As Piper has written of her work more broadly, “I try to construct a concrete, immediate and personal relationship between me and the viewer that locates us within the network of political cause and effect.” With The Mythic Being, the serial procedures of conceptual art do just that. An excerpt from Peter Kennedy’s film, Other Than Art’s Sake (1973 – 74), offers a behind-the-scenes encounter with Piper getting into character, a non-artwork that in Piper’s own words is “a hilarious documentation and interview on my Mythic Being street performances. It shows me getting into and out of drag, rehearsing my mantra, and roaming the streets muttering it, followed by the curious onlookers who are attracted by Peter’s film equipment and technicians.” Ending with a walk through the streets of Manhattan’s Lower East Side, the video captures Piper’s transformation into the Mythic Being, a trance-like presence parting the gathering crowds.
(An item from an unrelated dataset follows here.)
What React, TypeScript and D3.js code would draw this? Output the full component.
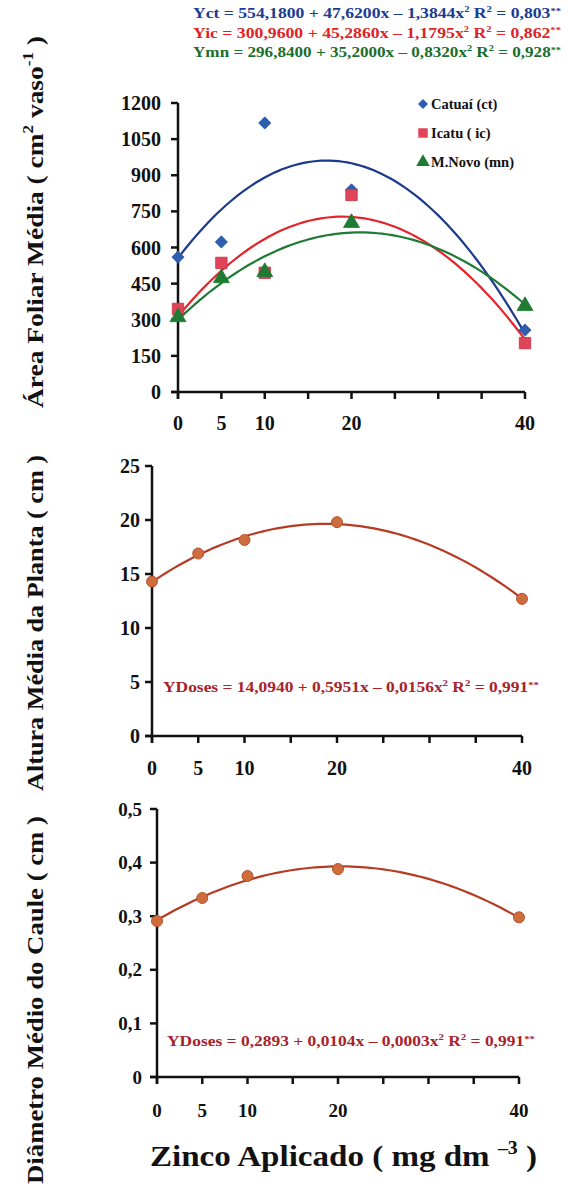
import React from "react";
import * as d3 from "d3";

const X_DOSES = [0, 5, 10, 20, 40];
const X_TICKS = [0, 5, 10, 15, 20, 25, 30, 35, 40];
const X_LABELS = [0, 5, 10, 20, 40];

const CATUAI = [560, 623, 1117, 839, 257];
const ICATU = [345, 536, 495, 818, 203];
const MNOVO = [311, 473, 498, 702, 357];

const ALTURA = [14.3, 16.9, 18.15, 19.8, 12.7];
const DIAMETRO = [0.291, 0.334, 0.375, 0.388, 0.298];

const AREA_TICKS = [0, 150, 300, 450, 600, 750, 900, 1050, 1200];
const ALTURA_TICKS = [0, 5, 10, 15, 20, 25];
const DIAM_TICKS = [0, 0.1, 0.2, 0.3, 0.4, 0.5];

const SERIES_NAMES = ["Catuaí (ct)", "Icatu ( ic)", "M.Novo (mn)"];
const EQ_TOP = [
  { lbl: "Yct", a: "554,1800", b: "47,6200", c: "1,3844", r2: "0,803" },
  { lbl: "Yic", a: "300,9600", b: "45,2860", c: "1,1795", r2: "0,862" },
  { lbl: "Ymn", a: "296,8400", b: "35,2000", c: "0,8320", r2: "0,928" },
];
const EQ_ALTURA = { lbl: "YDoses", a: "14,0940", b: "0,5951", c: "0,0156", r2: "0,991" };
const EQ_DIAM = { lbl: "YDoses", a: "0,2893", b: "0,0104", c: "0,0003", r2: "0,991" };

const FONT = "'Liberation Serif', 'Times New Roman', serif";

// least squares quadratic fit y = c0 + c1 x + c2 x^2
function quadFit(xs: number[], ys: number[]) {
  const S = (p: number) => d3.sum(xs, (x) => Math.pow(x, p));
  const T = (p: number) => d3.sum(xs, (x, i) => Math.pow(x, p) * ys[i]);
  const M = [
    [S(0), S(1), S(2), T(0)],
    [S(1), S(2), S(3), T(1)],
    [S(2), S(3), S(4), T(2)],
  ];
  for (let i = 0; i < 3; i++) {
    for (let j = i + 1; j < 3; j++) {
      const f = M[j][i] / M[i][i];
      for (let k = i; k < 4; k++) M[j][k] -= f * M[i][k];
    }
  }
  const c = [0, 0, 0];
  for (let i = 2; i >= 0; i--) {
    let s = M[i][3];
    for (let k = i + 1; k < 3; k++) s -= M[i][k] * c[k];
    c[i] = s / M[i][i];
  }
  return (x: number) => c[0] + c[1] * x + c[2] * x * x;
}

function Equation({ x, y, eq, color, size, len }: any) {
  const sup = Math.round(size * 0.6);
  return (
    <text x={x} y={y} fill={color} fontFamily={FONT} fontWeight="bold" fontSize={size}
      textLength={len} lengthAdjust="spacingAndGlyphs">
      {`${eq.lbl} = ${eq.a} + ${eq.b}x – ${eq.c}x`}
      <tspan dy={-size * 0.4} fontSize={sup}>2</tspan>
      <tspan dy={size * 0.4}>{" R"}</tspan>
      <tspan dy={-size * 0.4} fontSize={sup}>2</tspan>
      <tspan dy={size * 0.4}>{` = ${eq.r2}`}</tspan>
      <tspan dy={-size * 0.3} fontSize={sup}>**</tspan>
    </text>
  );
}

function Axes({ x, y, yTicks, fmt, labelSize, xLabelY, yLabelX }: any) {
  const [x0, x1] = x.range();
  const y0 = y(0);
  const yTop = y(yTicks[yTicks.length - 1]);
  return (
    <g fontFamily={FONT} fontWeight="bold" fontSize={labelSize} fill="#111">
      <line x1={x0} x2={x0} y1={yTop} y2={y0 + 7} stroke="#111" strokeWidth={2.5} />
      <line x1={x0 - 7} x2={x1} y1={y0} y2={y0} stroke="#111" strokeWidth={2.5} />
      {yTicks.map((t: number) => (
        <g key={"y" + t}>
          <line x1={x0 - 7} x2={x0} y1={y(t)} y2={y(t)} stroke="#111" strokeWidth={2.5} />
          <text x={yLabelX} y={y(t)} textAnchor="end" dominantBaseline="central">{fmt(t)}</text>
        </g>
      ))}
      {X_TICKS.map((t) => (
        <line key={"x" + t} x1={x(t)} x2={x(t)} y1={y0} y2={y0 + 7} stroke="#111" strokeWidth={2.5} />
      ))}
      {X_LABELS.map((t) => (
        <text key={"xl" + t} x={x(t)} y={xLabelY} textAnchor="middle" dominantBaseline="central">{t}</text>
      ))}
    </g>
  );
}

function curvePath(f: (x: number) => number, x: any, y: any) {
  const pts = d3.range(0, 40.01, 0.5);
  return d3.line<number>().x((d) => x(d)).y((d) => y(f(d))).curve(d3.curveLinear)(pts) as string;
}

export default function App() {
  // top panel
  const xA = d3.scaleLinear().domain([0, 40]).range([178, 525]);
  const yA = d3.scaleLinear().domain([0, 1200]).range([392, 103]);
  const colors = ["#1b3a8c", "#e3242b", "#1f7a34"];
  const fills = ["#2d5fae", "#e04459", "#1f7a34"];
  const eqColors = ["#1a3c93", "#e01f26", "#1c6e2c"];
  const seriesData = [CATUAI, ICATU, MNOVO];

  // middle panel
  const xB = d3.scaleLinear().domain([0, 40]).range([152, 522]);
  const yB = d3.scaleLinear().domain([0, 25]).range([736, 466]);
  // bottom panel
  const xC = d3.scaleLinear().domain([0, 40]).range([157, 519]);
  const yC = d3.scaleLinear().domain([0, 0.5]).range([1077, 809]);

  const lineBrown = "#b53c22";
  const dotFill = "#cf6c3e";
  const dotStroke = "#b4532c";

  const square = d3.symbol().type(d3.symbolSquare).size(130)();
  const triangle = d3.symbol().type(d3.symbolTriangle).size(110)();
  const diamond = d3.symbol().type(d3.symbolSquare).size(75)();
  const shapes = [diamond, square, triangle];
  const rot = [45, 0, 0];
  const legShapes = [
    d3.symbol().type(d3.symbolSquare).size(50)(),
    d3.symbol().type(d3.symbolSquare).size(90)(),
    d3.symbol().type(d3.symbolTriangle).size(80)(),
  ];

  const fmtComma = (t: number) => String(t).replace(".", ",");

  return (
    <svg width={571} height={1193} style={{ position: "absolute", left: 0, top: 0, background: "#fff" }}>
      <rect width={571} height={1193} fill="#fff" />
      {/* top equations */}
      {EQ_TOP.map((eq, i) => (
        <Equation key={i} x={193} y={18 + i * 19.5} eq={eq} color={eqColors[i]} size={15} len={368} />
      ))}

      {/* y titles */}
      <text transform="translate(43,222) rotate(-90)" textAnchor="middle" fontFamily={FONT} fontWeight="bold"
        fontSize={24} fill="#111" textLength={372} lengthAdjust="spacingAndGlyphs">
        Área Foliar Média ( cm<tspan dy={-10} fontSize={15}>2</tspan><tspan dy={10}>{"  vaso"}</tspan>
        <tspan dy={-10} fontSize={15}>-1</tspan><tspan dy={10}>{" )"}</tspan>
      </text>
      <text transform="translate(43,623) rotate(-90)" textAnchor="middle" fontFamily={FONT} fontWeight="bold"
        fontSize={24} fill="#111" textLength={336} lengthAdjust="spacingAndGlyphs">Altura Média da Planta ( cm )</text>
      <text transform="translate(43,1000) rotate(-90)" textAnchor="middle" fontFamily={FONT} fontWeight="bold"
        fontSize={24} fill="#111" textLength={368} lengthAdjust="spacingAndGlyphs">Diâmetro Médio do Caule ( cm )</text>

      {/* top panel */}
      <Axes x={xA} y={yA} yTicks={AREA_TICKS} fmt={(t: number) => String(t)} labelSize={20} xLabelY={423} yLabelX={161} />
      {seriesData.map((s, i) => (
        <path key={"c" + i} d={curvePath(quadFit(X_DOSES, s), xA, yA)} fill="none" stroke={colors[i]} strokeWidth={2.2} />
      ))}
      {seriesData.map((s, i) =>
        s.map((v, j) => (
          <path key={`m${i}-${j}`} d={shapes[i] as string}
            transform={`translate(${xA(X_DOSES[j])},${yA(v)}) rotate(${rot[i]})`}
            fill={fills[i]} stroke={i === 1 ? "#c9303f" : fills[i]} strokeWidth={0.8} />
        ))
      )}
      {SERIES_NAMES.map((n, i) => (
        <g key={"lg" + i}>
          <path d={legShapes[i] as string} transform={`translate(423,${104 + i * 29}) rotate(${rot[i]})`} fill={fills[i]} />
          <text x={431} y={104 + i * 29} dominantBaseline="central" fontFamily={FONT} fontWeight="bold" fontSize={14.5} fill="#111">{n}</text>
        </g>
      ))}

      {/* middle panel */}
      <Axes x={xB} y={yB} yTicks={ALTURA_TICKS} fmt={(t: number) => String(t)} labelSize={20} xLabelY={768} yLabelX={140} />
      <path d={curvePath(quadFit(X_DOSES, ALTURA), xB, yB)} fill="none" stroke={lineBrown} strokeWidth={2.2} />
      {ALTURA.map((v, j) => (
        <circle key={"a" + j} cx={xB(X_DOSES[j])} cy={yB(v)} r={5.5} fill={dotFill} stroke={dotStroke} strokeWidth={1} />
      ))}
      <Equation x={163} y={692} eq={EQ_ALTURA} color="#a8232a" size={14.5} len={376} />

      {/* bottom panel */}
      <Axes x={xC} y={yC} yTicks={DIAM_TICKS} fmt={fmtComma} labelSize={19} xLabelY={1110} yLabelX={142} />
      <path d={curvePath(quadFit(X_DOSES, DIAMETRO), xC, yC)} fill="none" stroke={lineBrown} strokeWidth={2.2} />
      {DIAMETRO.map((v, j) => (
        <circle key={"d" + j} cx={xC(X_DOSES[j])} cy={yC(v)} r={5.5} fill={dotFill} stroke={dotStroke} strokeWidth={1} />
      ))}
      <Equation x={167} y={1046} eq={EQ_DIAM} color="#a8232a" size={14.5} len={368} />

      {/* x title */}
      <text x={150} y={1166} fontFamily={FONT} fontWeight="bold" fontSize={30} fill="#111" textLength={387} lengthAdjust="spacingAndGlyphs">
        Zinco Aplicado ( mg  dm <tspan dy={-12} fontSize={18}>–3</tspan><tspan dy={12}>{" )"}</tspan>
      </text>
    </svg>
  );
}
While clearly parodic, the series as a whole addresses the politics of race, gender, and identity as issues needing to be rehearsed in order to reveal — and not merely perpetuate — the unexamined. Reflecting on the impetus for the work, Piper echoes Baldwin’s call to confront internally what is encountered externally: “We started out with beliefs about the world and our place in it that we didn’t ask for and didn’t question. Only later, when those beliefs were attacked by new experiences that didn’t conform to them, did we begin to doubt: e.g., do we and our friends really understand each other? Do we really have nothing in common with blacks / whites / gays / workers / the middle class / other women / other men / etc.?” With Piper’s first full retrospective opening in 2018, we have the opportunity to learn more deeply from the aesthetics of confrontation that animate her work. And, with our empathic cultural ethics now under greater threat than ever before, it is also an opportunity to return to the breadth of James Baldwin’s oeuvre. Perhaps in doing so, we might understand more fully what it means to become American, in reaching for the measure of our compassion.